Sports

NCAA appealing Pavia injunction as D-I board grants waiver to former JUCO players

Tennessee Vanderbilt Football Vanderbilt quarterback Diego Pavia (2) waves to fans as he leaves the field after an NCAA college football game against Tennessee Saturday, Nov. 30, 2024, in Nashville, Tenn. Tennessee won 36-23. (AP Photo/George Walker IV) (George Walker IV/AP)

The NCAA appealed Monday the preliminary injunction granted by a U.S. federal judge giving Diego Pavia another year of eligibility even as the organization's Division I board of directors granted a waiver allowing athletes in a similar situation as the Vanderbilt quarterback to play in 2025-26.

When U.S. District Judge William L. Campbell issued the injunction Dec. 18, it was limited only to Pavia, arguing that he was likely to win on his argument that NCAA Division I eligibility rules discriminated against him under the Sherman Act over his two years at a junior college. The judge also told the NCAA it couldn't take any action against Vanderbilt or any university Pavia plays with for his fifth season.

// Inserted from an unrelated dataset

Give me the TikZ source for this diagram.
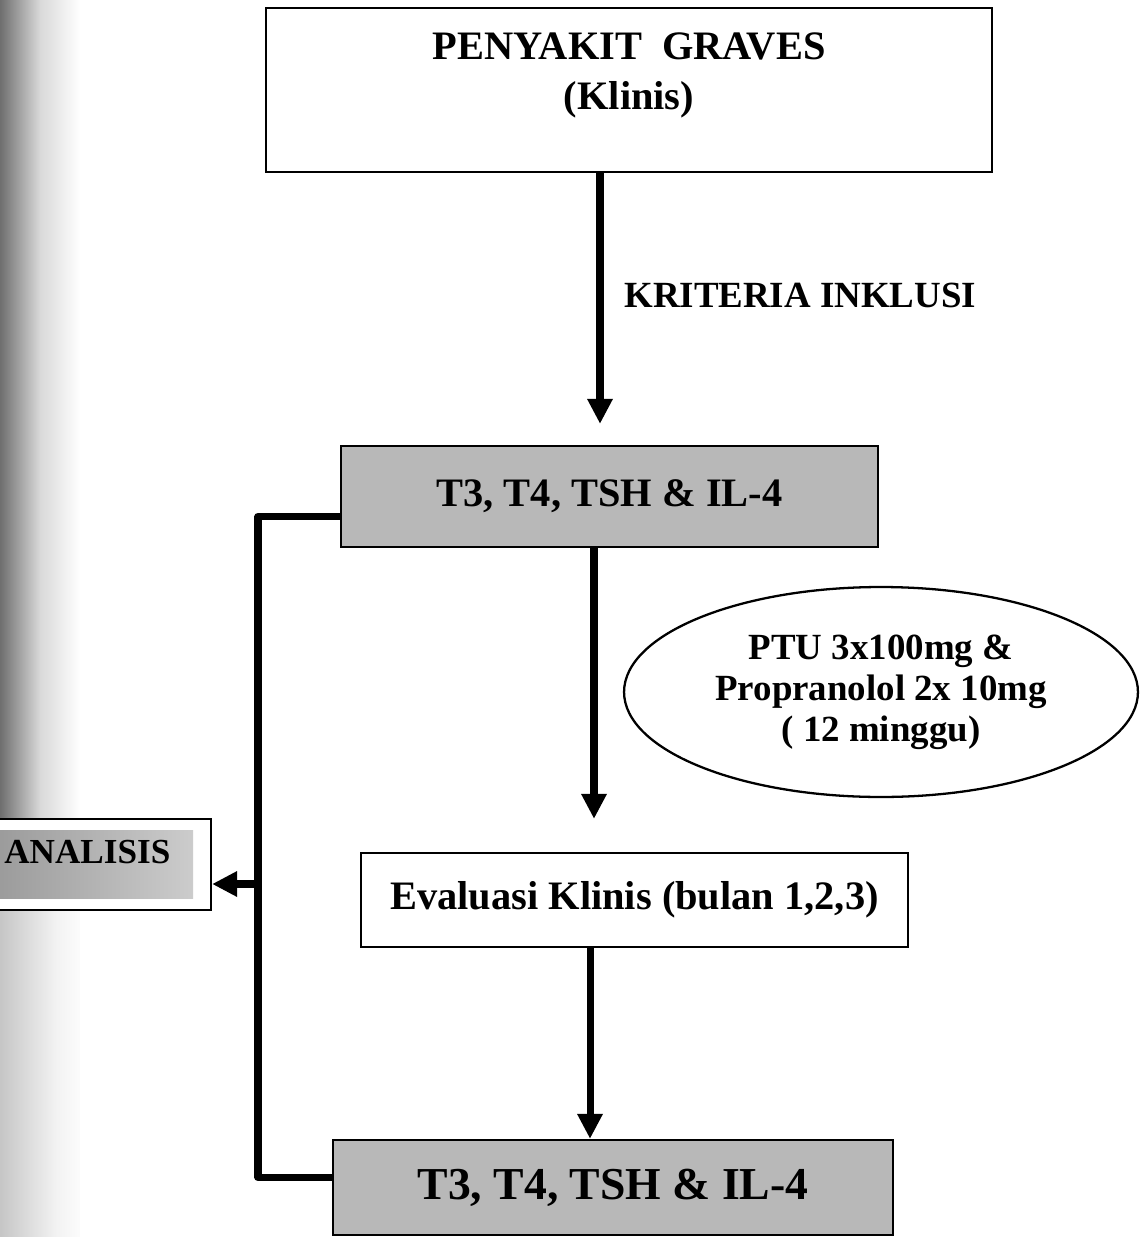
\documentclass[tikz,border=0pt]{standalone}
\usepackage{fontspec}
\setmainfont{Liberation Serif}
\usepackage{tikz}
\usetikzlibrary{shapes,calc,positioning,arrows.meta}
\pgfdeclarehorizontalshading{bayangGelap}{100bp}{color(0bp)=(black!90); color(20bp)=(black!65);
    color(50bp)=(black!15); color(75bp)=(white); color(100bp)=(white)}
\pgfdeclarehorizontalshading{bayangTerang}{100bp}{color(0bp)=(black!35); color(30bp)=(black!20);
    color(60bp)=(black!5); color(80bp)=(white); color(100bp)=(white)}

\begin{document}
\begin{tikzpicture}[x=0.02cm,y=-0.02cm,
    kotak/.style={draw=black,line width=1.3pt,fill=white,inner sep=0pt},
    abu/.style={kotak,fill=black!28},
    teks/.style={font=\bfseries\fontsize{#1}{#1}\selectfont},
    panah/.style={line width=4pt,-{Triangle[length=0.5cm,width=0.48cm]}}]
    \useasboundingbox (0,0) rectangle (1144,1237);
    \clip (0,0) rectangle (1144,1237);
    % bayangan pinggir scan
    \shade[shading=bayangGelap] (0,0) rectangle (80,820);
    \shade[shading=bayangTerang] (0,820) rectangle (80,1237);

    \node[kotak,minimum width=14.52cm,minimum height=3.28cm] (Graves) at (629,90) {};
    \node[align=center,font=\bfseries\fontsize{23}{28.5}\selectfont] (GravesTeks) at (629,75)
        {PENYAKIT\ \ GRAVES\\(Klinis)};
    \node[abu,teks=23,minimum width=10.74cm,minimum height=2.02cm] (LabAwal) at (609.5,496.5)
        {T3, T4, TSH \& IL-4};
    \node[ellipse,draw=black,line width=1.3pt,inner sep=0pt,minimum width=10.28cm,minimum height=4.2cm,
        align=center,font=\bfseries\fontsize{21}{23.3}\selectfont] (Obat) at (881,692)
        {PTU 3x100mg \&\\Propranolol 2x 10mg\\( 12 minggu)};
    \node[kotak,teks=23,minimum width=10.94cm,minimum height=1.88cm] (Evaluasi) at (634.5,900)
        {Evaluasi Klinis (bulan 1,2,3)};
    \node[abu,teks=26,minimum width=11.2cm,minimum height=1.9cm] (LabAkhir) at (613,1187.5)
        {T3, T4, TSH \& IL-4};

    % kotak analisis (terpotong di kiri)
    \node[kotak,minimum width=5.02cm,minimum height=1.82cm] (Analisis) at (85.5,864.5) {};
    \shade[left color=black!40,right color=black!20] (-10,830) rectangle (193,898);
    \node[teks=20,anchor=west,inner sep=0pt] (AnalisisTeks) at (4,852) {ANALISIS};

    \draw[panah,shorten >=0.42cm] ([xshift=-0.58cm]Graves.south)
        -- ([xshift=-0.58cm]Graves.south |- LabAwal.north)
        node[pos=0.45,right=0.3cm,teks=21] (Kriteria) {KRITERIA INKLUSI};
    \draw[panah,shorten >=0.66cm] ([xshift=-0.31cm]LabAwal.south)
        -- ([xshift=-0.31cm]LabAwal.south |- Evaluasi.north);
    \draw[panah] ([xshift=-0.89cm]Evaluasi.south)
        -- ([xshift=-0.89cm]Evaluasi.south |- LabAkhir.north);

    \coordinate (Simpang) at (258,884);
    \draw[line width=4pt,line join=round] ([yshift=-0.4cm]LabAwal.west) -| (Simpang)
        |- ([yshift=0.2cm]LabAkhir.west);
    \draw[panah] (Simpang) -- (Simpang -| Analisis.east);
\end{tikzpicture}
\end{document}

The NCAA filed its appeal of Campbell's injunction and order to the 6th U.S. Circuit Court of Appeals based in Cincinnati.

The waiver also announced Monday should limit the filing of more lawsuits by other athletes who started at a junior college and want another season to access name, image and likeness opportunities.

Specifically, the board's waiver is for those athletes “who attended and competed at a non-NCAA school for one or more years to remain eligible and compete in 2025-26 if those student-athletes would have otherwise used their final season of competition during the 2024-25 academic year, and meet all other eligibility requirements (e.g., progress toward degree, five-year period of eligibility),” according to a statement from the NCAA.

The Division I Board of Directors and Division I Council authorized a review of eligibility last June designed to create a sustainable framework that can withstand scrutiny.

“That review already resulted in action to modernize collegiate sports,” according to the NCAA statement. “The review includes all aspects of student-athlete eligibility, and Division I is committed to advancing the discussion during January governance meetings.”

Ironically, the annual NCAA convention will be held Jan. 14-17 in Nashville, Tennessee.

Campbell noted last week that current NCAA bylaws had made Pavia ineligible to play Division I football in 2025 simply because the quarterback started his career at a junior college.

The judge wrote he was not persuaded by NCAA arguments on Division I eligibility limiting athletes who start at junior colleges to three or four years. He noted the NCAA does not start the eligibility clock for prep school athletes even when they compete athletically against junior colleges or other schools that count as “collegiate institutions.”

Campbell also wrote how the NCAA’s eligibility rules have evolved from when freshmen weren’t allowed to play to adding a redshirt rule. The judge also wrote that Pavia has a “strong likelihood of success” under the Sherman Act at trial because the organization’s rules limiting junior college eligibility are “restraints on trade with substantial anticompetitive effects.”

Pavia filed his lawsuit seeking an additional season Nov. 8 in the U.S. District Court for the Middle District of Tennessee in Nashville. He has applied to Vanderbilt's masters' program for legal studies starting in January, and he is scheduled to play for the Commodores (6-6) on Friday in the Birmingham Bowl against Georgia Tech.